* _WORK TO DO_: Every line from the one holding "Recreate this image" through the one holding "import matplotlib.pyplot as plt" should be returned exactly, both included; the pictures should not.

* _GIVEN DATA_:
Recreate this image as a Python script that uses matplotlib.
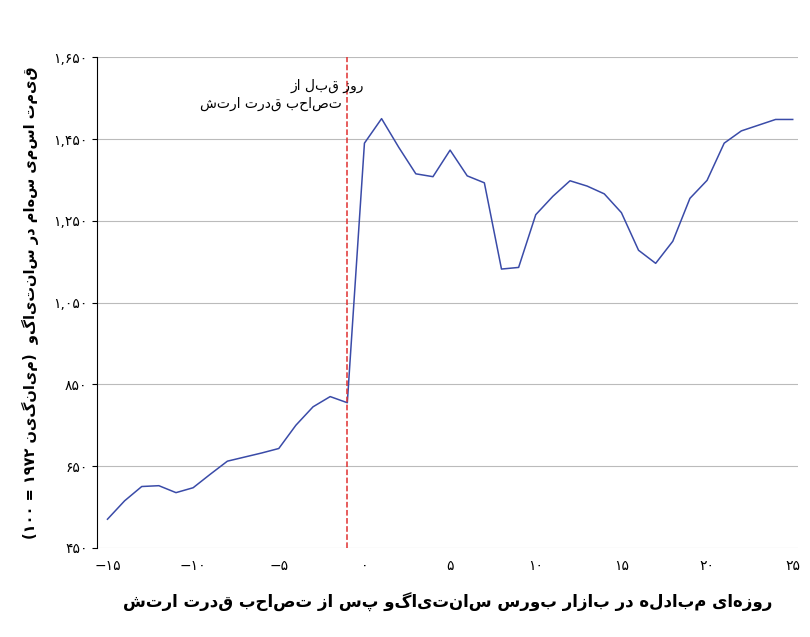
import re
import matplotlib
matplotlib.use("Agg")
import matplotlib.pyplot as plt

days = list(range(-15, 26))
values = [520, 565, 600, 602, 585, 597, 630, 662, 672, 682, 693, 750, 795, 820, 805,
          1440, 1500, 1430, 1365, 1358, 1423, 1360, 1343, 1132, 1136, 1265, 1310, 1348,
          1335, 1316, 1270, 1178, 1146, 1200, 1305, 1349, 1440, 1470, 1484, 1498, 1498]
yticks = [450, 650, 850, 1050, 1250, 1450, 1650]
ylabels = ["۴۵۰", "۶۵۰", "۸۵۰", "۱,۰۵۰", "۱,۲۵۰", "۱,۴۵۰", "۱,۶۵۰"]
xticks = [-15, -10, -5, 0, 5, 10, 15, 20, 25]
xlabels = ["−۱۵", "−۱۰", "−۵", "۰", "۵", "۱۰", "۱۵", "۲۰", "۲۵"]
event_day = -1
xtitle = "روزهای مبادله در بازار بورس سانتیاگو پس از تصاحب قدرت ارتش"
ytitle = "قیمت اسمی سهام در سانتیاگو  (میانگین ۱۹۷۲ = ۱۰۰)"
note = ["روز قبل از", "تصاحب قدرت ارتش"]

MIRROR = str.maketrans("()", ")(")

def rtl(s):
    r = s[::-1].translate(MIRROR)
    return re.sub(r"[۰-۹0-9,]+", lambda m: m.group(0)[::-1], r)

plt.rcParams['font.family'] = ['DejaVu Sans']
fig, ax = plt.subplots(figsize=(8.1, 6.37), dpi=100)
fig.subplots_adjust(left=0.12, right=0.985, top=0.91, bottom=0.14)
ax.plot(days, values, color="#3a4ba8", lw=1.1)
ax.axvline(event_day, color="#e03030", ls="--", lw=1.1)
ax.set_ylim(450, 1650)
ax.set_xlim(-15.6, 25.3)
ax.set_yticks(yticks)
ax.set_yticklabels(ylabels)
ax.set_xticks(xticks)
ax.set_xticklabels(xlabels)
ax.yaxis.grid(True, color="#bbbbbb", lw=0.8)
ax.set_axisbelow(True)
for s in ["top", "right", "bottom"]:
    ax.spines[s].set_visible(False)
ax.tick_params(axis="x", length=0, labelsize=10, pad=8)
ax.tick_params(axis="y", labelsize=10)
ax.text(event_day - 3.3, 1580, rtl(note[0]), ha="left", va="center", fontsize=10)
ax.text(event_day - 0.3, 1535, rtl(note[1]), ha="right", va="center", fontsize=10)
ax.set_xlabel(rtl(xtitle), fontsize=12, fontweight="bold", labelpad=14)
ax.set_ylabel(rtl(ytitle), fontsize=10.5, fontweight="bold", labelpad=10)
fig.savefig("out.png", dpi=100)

---

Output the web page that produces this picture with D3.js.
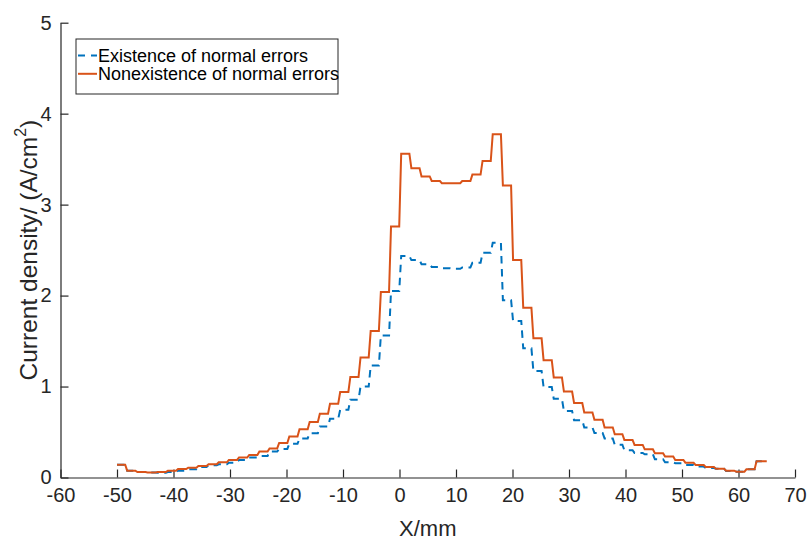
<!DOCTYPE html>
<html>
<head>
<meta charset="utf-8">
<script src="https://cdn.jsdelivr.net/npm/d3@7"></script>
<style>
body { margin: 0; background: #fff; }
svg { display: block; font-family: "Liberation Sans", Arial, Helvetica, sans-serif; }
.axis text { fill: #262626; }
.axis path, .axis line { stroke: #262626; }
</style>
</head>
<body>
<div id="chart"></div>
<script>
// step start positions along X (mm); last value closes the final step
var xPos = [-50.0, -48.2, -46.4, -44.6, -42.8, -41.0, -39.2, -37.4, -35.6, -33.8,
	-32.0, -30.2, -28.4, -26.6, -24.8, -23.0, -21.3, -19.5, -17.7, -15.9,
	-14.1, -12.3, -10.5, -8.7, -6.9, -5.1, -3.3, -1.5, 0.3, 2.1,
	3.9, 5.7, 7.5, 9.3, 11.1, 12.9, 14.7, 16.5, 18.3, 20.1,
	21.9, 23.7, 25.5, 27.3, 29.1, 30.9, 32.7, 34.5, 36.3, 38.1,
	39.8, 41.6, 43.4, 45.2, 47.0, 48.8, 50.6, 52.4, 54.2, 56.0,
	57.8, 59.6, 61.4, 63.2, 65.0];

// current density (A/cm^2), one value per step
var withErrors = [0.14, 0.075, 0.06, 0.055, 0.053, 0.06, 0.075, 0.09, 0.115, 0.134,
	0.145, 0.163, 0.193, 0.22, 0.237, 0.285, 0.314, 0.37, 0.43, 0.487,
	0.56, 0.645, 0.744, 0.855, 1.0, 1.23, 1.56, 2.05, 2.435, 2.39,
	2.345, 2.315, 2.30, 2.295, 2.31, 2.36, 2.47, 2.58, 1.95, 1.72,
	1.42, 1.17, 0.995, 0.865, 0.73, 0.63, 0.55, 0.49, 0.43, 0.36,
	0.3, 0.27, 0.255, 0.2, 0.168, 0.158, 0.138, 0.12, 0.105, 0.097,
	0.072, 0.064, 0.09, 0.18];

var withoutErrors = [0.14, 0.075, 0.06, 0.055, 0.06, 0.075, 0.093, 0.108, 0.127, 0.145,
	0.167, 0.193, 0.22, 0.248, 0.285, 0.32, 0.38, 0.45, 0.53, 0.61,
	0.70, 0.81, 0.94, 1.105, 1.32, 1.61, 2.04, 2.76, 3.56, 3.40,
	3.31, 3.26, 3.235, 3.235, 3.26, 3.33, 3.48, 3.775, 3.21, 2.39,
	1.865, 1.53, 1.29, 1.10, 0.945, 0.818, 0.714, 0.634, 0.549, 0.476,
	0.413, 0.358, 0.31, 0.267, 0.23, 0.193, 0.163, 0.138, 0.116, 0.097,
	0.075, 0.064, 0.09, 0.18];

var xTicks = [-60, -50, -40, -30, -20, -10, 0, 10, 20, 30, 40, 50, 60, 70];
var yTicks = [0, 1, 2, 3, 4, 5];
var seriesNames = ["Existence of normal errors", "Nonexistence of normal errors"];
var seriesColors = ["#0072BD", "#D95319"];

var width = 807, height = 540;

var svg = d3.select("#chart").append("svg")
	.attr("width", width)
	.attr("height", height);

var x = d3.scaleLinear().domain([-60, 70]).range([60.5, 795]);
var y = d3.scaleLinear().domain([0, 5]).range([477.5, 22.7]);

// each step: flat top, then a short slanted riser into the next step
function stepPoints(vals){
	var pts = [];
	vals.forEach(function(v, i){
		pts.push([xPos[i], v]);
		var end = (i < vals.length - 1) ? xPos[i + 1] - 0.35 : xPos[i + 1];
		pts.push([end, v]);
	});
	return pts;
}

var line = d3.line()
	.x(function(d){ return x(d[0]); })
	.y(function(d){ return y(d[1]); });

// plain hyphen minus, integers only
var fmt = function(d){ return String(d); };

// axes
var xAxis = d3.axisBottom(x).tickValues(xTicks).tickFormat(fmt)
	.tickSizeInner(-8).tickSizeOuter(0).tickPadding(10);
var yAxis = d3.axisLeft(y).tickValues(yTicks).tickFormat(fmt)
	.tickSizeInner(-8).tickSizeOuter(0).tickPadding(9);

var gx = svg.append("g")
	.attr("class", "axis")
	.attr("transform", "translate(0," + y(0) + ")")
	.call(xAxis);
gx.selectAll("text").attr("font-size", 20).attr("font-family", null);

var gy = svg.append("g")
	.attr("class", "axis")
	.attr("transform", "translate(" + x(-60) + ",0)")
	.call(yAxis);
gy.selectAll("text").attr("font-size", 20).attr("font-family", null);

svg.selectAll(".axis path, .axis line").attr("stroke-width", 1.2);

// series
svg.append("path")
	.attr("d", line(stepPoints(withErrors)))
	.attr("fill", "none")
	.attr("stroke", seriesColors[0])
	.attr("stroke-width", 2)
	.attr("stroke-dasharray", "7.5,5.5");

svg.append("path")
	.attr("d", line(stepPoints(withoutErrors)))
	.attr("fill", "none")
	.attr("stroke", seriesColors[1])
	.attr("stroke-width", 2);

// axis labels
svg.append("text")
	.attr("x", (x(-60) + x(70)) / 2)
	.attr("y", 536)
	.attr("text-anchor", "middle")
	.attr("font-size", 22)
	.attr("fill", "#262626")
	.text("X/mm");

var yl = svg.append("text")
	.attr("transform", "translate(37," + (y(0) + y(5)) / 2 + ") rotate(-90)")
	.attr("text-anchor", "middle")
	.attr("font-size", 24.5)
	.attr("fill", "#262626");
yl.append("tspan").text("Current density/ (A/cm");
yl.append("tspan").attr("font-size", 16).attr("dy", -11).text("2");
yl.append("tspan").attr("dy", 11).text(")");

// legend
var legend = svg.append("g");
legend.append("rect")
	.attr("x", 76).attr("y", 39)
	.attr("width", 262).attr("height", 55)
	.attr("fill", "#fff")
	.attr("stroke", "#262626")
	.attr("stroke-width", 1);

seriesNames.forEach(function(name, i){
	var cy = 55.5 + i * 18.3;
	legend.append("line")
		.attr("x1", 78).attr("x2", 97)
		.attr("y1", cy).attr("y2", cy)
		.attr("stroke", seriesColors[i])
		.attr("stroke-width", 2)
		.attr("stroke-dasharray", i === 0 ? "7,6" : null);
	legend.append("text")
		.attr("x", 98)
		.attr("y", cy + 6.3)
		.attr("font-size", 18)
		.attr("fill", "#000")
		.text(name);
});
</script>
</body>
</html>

* _RESULT OF THIS TASK_:
Recreate this image as a Python script that uses matplotlib.
import re
import matplotlib
matplotlib.use("Agg")
import matplotlib.pyplot as plt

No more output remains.